Klin Padiatr 2011; 223 - V06
DOI: 10.1055/s-0031-1273786

Komplement-Blockade durch Eculizumab: neue Therapieoption auch bei Shigatoxin-assoziiertem hämolytisch-urämischem Syndrom

M Malina 1, M Kirschfink 2, T Boppel 3, V Fremeaux-Bacchi 4, F Schaefer 1
  • 1Klinik Kinderheilkunde I, Zentrum für Kinder- und Jugendmedizin, Heidelberg
  • 2Institut für Immunologie., Heidelberg
  • 3Neurologische Klinik, Abteilung für Neuroradiologie, Heidelberg
  • 4Hopital Europeen Georges-Pompidou, Service d’Immunologie Biologique, Paris, Frankreich

Der monoklonale C5-Antikörper Eculizumab ist eine hocheffektive neue Behandlungsoption beim atypischen, durch Mutationen in komplement-regulierenden Proteinen verursachten HUS. Jüngste Untersuchungen deuten darauf hin, dass auch beim klassischen induzierten HUS eine–durch Shigatoxin–2 vermittelte–Komplementaktivierung auftritt.
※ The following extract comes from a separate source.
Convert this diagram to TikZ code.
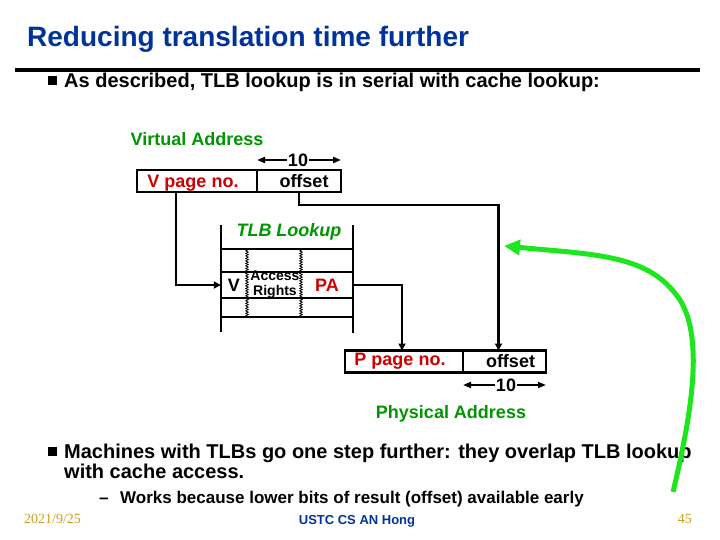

Wir berichten über ein 3-jähriges Mädchen mit STX2-assoziiertem HUS. Aufgrund eines Komplementverbrauchs (C3↓,C3d↑) wurden zusätzlich zur Hämodialyse tägliche Plasmapheresen durchgeführt. Nach 3 Tagen trat zunächst eine kurzdauernde Bewusstseinsstörung und motorische Dyskoordination auf. Ein cerebrales MRT zeigte keine Auffälligkeiten. Drei Tage später entwickelte das Kind akut eine linksseitige Hemiplegie und zunehmende Somnolenz. Im MRT zeigten sich jetzt mit einer Hypoperfusion vereinbare Läsionen der Stammganglien und fast des gesamten rechten Hemikortex. Aufgrund des fulminanten neurologischen Verlaufs bei nachgewiesener Komplement-Aktivierung entschlossen wir uns zur Gabe von Eculizumab, das zweimal innerhalb von 7 Tagen infundiert wurde. Bereits wenige Stunden nach der ersten Infusion erwachte die Patientin aus dem Koma und begann die rechte Körperseite zu bewegen. Auch die Urinproduktion kam innerhalb von 24 Stunden in Gang. Thrombozytopenie und Hämolyse sistierten innerhalb weniger Tage. Ein Verlaufs-MRT 7 Tage später zeigte eine deutliche Regression der zerebralen Läsionen. Die Patientin verließ die Klinik 9 Tage nach der ersten Eculizumab-Gabe mit neurologischer restitutio ad integrum und normaler GFR bei milder Restproteinurie. Eine Mutationsanalyse der Komplement-regulierenden Genen (CFH, CFI, MCP) erbrachte keine Auffälligkeiten. Unser Fall dokumentiert eindrucksvoll die klinische Relevanz der Komplement-Hyperaktivierung bei schwer verlaufendem STX-assoziiertem HUS und zeigt eine neue, potenziell kurative Therapieoption bei Fällen mit schweren extrarenalen Komplikationen.